In sending their children to America, parents like Shen and Zhao are detaching this next generation from the very society that allows them this freedom while denying it to others. It's a reminder of the growing wealth divisions in China. With wealthier children now spending 4 or even 8 years studying abroad, the economic inequalities are slowly turning into something more entrenched. "In the 1980s, even children who grew up in the countryside could have many options in the future, including going abroad for graduate schools, as long as they study hard at school," Lvqiu Luwei, a Chinese social commentator wrote on her blog after speaking with some parents who have children abroad. "Now, the kids who are studying in American high schools are all from well-off families. They are distinguished by their access to education starting from elementary school or even kindergarten." No longer is the nation's single-tracked education system, which its people have followed for over a thousand years, a reliable channel of upward social mobility. As a rising number of students flock to overseas schools, their less privileged peers at home -- the ones who can't afford consultants and American school tuition -- are out-competed abroad. The number of students who register for Gaokao, China's national college entrance examination, has declined by 700,000 over the last three years.

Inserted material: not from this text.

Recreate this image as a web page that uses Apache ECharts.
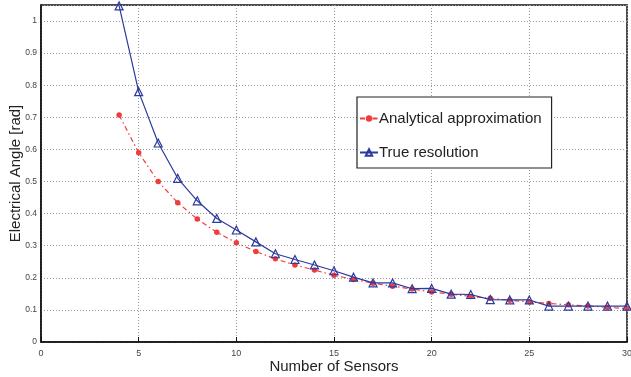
<!DOCTYPE html>
<html><head><meta charset="utf-8">
<script src="https://cdn.jsdelivr.net/npm/echarts@6/dist/echarts.min.js"></script>
<style>html,body{margin:0;padding:0;background:#fff}#c{width:631px;height:377px}</style>
</head><body><div id="c"></div>
<script>
const sensors = [4,5,6,7,8,9,10,11,12,13,14,15,16,17,18,19,20,21,22,23,24,25,26,27,28,29,30];
const analytical = [0.707,0.59,0.50,0.434,0.383,0.342,0.309,0.282,0.259,0.240,0.224,0.208,0.195,0.183,0.174,0.165,0.156,0.149,0.142,0.136,0.130,0.125,0.120,0.116,0.112,0.108,0.104];
const trueRes = [1.047,0.78,0.62,0.51,0.44,0.385,0.349,0.312,0.275,0.257,0.240,0.222,0.202,0.184,0.184,0.166,0.167,0.149,0.148,0.132,0.131,0.131,0.112,0.112,0.112,0.112,0.112];
const seriesNames = ['Analytical approximation','True resolution'];
const xTitle = 'Number of Sensors';
const yTitle = 'Electrical Angle [rad]';

const chart = echarts.init(document.getElementById('c'));
const font = 'Liberation Sans, Arial, Helvetica, sans-serif';
chart.setOption({
  animation: false,
  textStyle: {fontFamily: font},
  grid: {left: 41, right: 4, top: 5, bottom: 35, containLabel: false, outerBoundsMode: 'none',
    show: true, borderColor: '#111', borderWidth: 1.5, backgroundColor: '#fff'},
  legend: {
    orient: 'vertical', left: 357, top: 97, width: 194, height: 75,
    padding: [14, 10, 8, 2], itemGap: 19,
    backgroundColor: '#fff', borderColor: '#222', borderWidth: 1.2, borderRadius: 0,
    itemWidth: 18, itemHeight: 8,
    textStyle: {fontSize: 15, color: '#222', fontFamily: font, padding: [0,0,0,-4]},
    data: seriesNames
  },
  xAxis: {
    type: 'value', min: 0, max: 30, interval: 5,
    name: xTitle, nameLocation: 'middle', nameGap: 17, nameMoveOverlap: false,
    nameTextStyle: {fontSize: 15, color: '#222'},
    axisLine: {show: true, lineStyle: {color: '#111', width: 1.5}},
    axisTick: {show: true, inside: true, length: 5, lineStyle: {color: '#111'}},
    axisLabel: {fontSize: 9, color: '#444', margin: 7},
    splitLine: {show: true, lineStyle: {color: '#999', type: [1, 2], width: 1}}
  },
  yAxis: {
    type: 'value', min: 0, max: 1.05, interval: 0.1,
    name: yTitle, nameLocation: 'middle', nameGap: 18, nameMoveOverlap: false,
    nameTextStyle: {fontSize: 15, color: '#222'},
    axisLine: {show: true, lineStyle: {color: '#111', width: 1.5}},
    axisTick: {show: false},
    axisLabel: {fontSize: 8.5, color: '#444', margin: 4, showMaxLabel: false,
      formatter: v => (Math.round(v*10)/10).toString()},
    splitLine: {show: true, lineStyle: {color: '#999', type: [1, 2], width: 1}}
  },
  series: [
    {
      name: seriesNames[0], type: 'line',
      data: sensors.map((s, i) => [s, analytical[i]]),
      symbol: 'circle', symbolSize: 5.5,
      itemStyle: {color: '#f03c3c'},
      lineStyle: {color: '#f03c3c', width: 1.2, type: [5, 3, 1.5, 3]},
      z: 2
    },
    {
      name: seriesNames[1], type: 'line',
      data: sensors.map((s, i) => [s, trueRes[i]]),
      symbol: 'triangle', symbolSize: 8,
      itemStyle: {color: 'rgba(255,255,255,0)', borderColor: '#2b3a9e', borderWidth: 1.2},
      lineStyle: {color: '#2b3a9e', width: 1.2},
      z: 3
    }
  ]
});
</script></body></html>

At the recent "two meetings," an annual two-week event where senior government officials gather to discuss new suggestions for laws, one delegate suggested founding an "elite education system," which the ministry of education approved. By establishing separate campuses within top Chinese universities and funneling the most promising students to the best educational and career opportunities, the government hopes to produce "individuals with highly specialized talent who put national honor and responsibility above their lives."
Whether or not this becomes China's antidote to the brain drain, it's a clear recognition of the problem. But, with anti-elitist resentment already running high in China, setting up yet another opportunity for the privileged class could be politically risky. "Another consequence of having social resources over-concentrated in the hands of the government!" one user on Weibo, China's Twitter-style service, lamented. "Why does it feel like 'mending the fold after the sheep is lost'?" asked another user, borrowing an ancient Chinese idiom. For now, the policy is of little concern for parents such as Shen and Zhao. Government cadres, business entrepreneurs, and well-connected intellectuals are weaving an alternative future for their children, and that future is not in China.
It's a future of a stronger education and freer society -- in America.